It’s simple curiosity, that’s all. Or is it?
President Donald Trump has asked his aides and lawyers about the extent of his power to grant presidential pardons to aides, to family members, and even to himself.
On Thursday the Washington Post reported that a source close to the president said lawyers are taking Trump’s request seriously enough to look into it.
“This is not in the context of, ‘I can’t wait to pardon myself,’” a close adviser told Post, saying the president is merely curious about his options should an ongoing independent investigation into Russian election-meddling lead to criminal charges.
The request to examine the limits of a president’s ability to forgive crimes comes a week after Donald Trump, Jr., revealed that he met with Russians in June 2016. The Russian sources said they had information that could help his father win the presidency. Trump’s son-in-law Jared Kushner and then campaign manager Paul Manafort also attended the meeting.
Though the meeting reportedly yielded no damaging information against Democratic candidate Hillary Clinton, critics have said the president’s son should have followed protocol and reported the invitation to the FBI.

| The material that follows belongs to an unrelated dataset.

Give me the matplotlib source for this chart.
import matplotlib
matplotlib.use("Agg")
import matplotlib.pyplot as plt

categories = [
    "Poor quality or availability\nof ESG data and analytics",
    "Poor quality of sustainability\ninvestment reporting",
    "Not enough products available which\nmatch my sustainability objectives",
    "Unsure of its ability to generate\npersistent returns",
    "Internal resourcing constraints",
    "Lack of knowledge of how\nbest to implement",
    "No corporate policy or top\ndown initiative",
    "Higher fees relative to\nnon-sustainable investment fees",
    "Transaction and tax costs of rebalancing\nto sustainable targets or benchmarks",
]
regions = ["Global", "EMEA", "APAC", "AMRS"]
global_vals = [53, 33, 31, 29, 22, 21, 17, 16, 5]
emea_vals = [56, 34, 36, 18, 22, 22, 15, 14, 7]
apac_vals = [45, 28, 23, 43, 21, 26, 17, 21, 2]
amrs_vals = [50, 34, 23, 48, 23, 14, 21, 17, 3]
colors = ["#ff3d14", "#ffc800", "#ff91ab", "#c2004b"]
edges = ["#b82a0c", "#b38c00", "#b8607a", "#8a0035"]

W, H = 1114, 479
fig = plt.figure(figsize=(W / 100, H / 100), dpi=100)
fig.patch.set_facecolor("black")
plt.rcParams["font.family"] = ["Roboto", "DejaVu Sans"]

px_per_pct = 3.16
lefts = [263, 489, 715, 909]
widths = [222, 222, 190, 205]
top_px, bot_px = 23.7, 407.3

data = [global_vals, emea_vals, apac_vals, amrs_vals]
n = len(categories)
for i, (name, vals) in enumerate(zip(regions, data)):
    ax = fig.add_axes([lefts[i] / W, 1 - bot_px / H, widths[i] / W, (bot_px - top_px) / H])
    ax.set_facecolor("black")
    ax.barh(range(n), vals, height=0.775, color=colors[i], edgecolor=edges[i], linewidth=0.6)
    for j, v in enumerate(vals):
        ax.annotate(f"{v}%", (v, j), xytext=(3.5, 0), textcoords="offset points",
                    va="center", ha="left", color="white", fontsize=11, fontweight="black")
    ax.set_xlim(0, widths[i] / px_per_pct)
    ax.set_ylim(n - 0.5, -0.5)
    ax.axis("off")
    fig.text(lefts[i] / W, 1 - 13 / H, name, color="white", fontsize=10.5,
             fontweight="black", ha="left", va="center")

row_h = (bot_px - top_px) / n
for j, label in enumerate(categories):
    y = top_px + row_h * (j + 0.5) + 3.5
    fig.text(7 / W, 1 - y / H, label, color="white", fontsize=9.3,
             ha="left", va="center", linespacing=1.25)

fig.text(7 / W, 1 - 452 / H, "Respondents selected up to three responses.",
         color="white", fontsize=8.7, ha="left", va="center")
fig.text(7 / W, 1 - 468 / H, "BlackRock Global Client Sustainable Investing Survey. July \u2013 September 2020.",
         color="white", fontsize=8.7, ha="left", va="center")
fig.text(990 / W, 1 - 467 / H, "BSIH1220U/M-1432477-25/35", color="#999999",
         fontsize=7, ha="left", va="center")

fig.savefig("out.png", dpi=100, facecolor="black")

While the president does wield the authority to pardon White House aides and even family members he does not have the power to pardon himself, according to memos written by President Richard Nixon’s legal team in 1974 during the Watergate scandal; stated plainly: “the President cannot pardon himself.”
Trump could seek a pardon, but it would require a complicated process. According to Nixon’s legal team, a president could come up with a reason to temporarily step down under the terms of the Twenty-Fifth Amendment of the Constitution, allowing the vice president to step in as acting president to issue the pardon.
“Thereafter the president could either resign or resume the duties of his office,” the Nixon era memo reads.
But there’s a big difference between what is technically legal and what is politically sound, according to Steve Vladeck, a professor of national security law at the University of Texas School of Law.
If Trump were to begin dishing out pardons it could likely implode his support among many Republicans. Should Trump pursue a pardon for himself, Vice President Mike Pence — who would become acting president in order to issue the pardon — could himself face immense pressure not to pardon Trump. Another problem: Anyone Trump pardons could still be compelled to testify against him without the protection of the Fifth Amendment right against self-incrimination.
So the short answer to appeasing the president’s curiosity about his pardoning powers: technically speaking, he has a lot of pardoning authority. But the political costs would be crippling to him and to his party.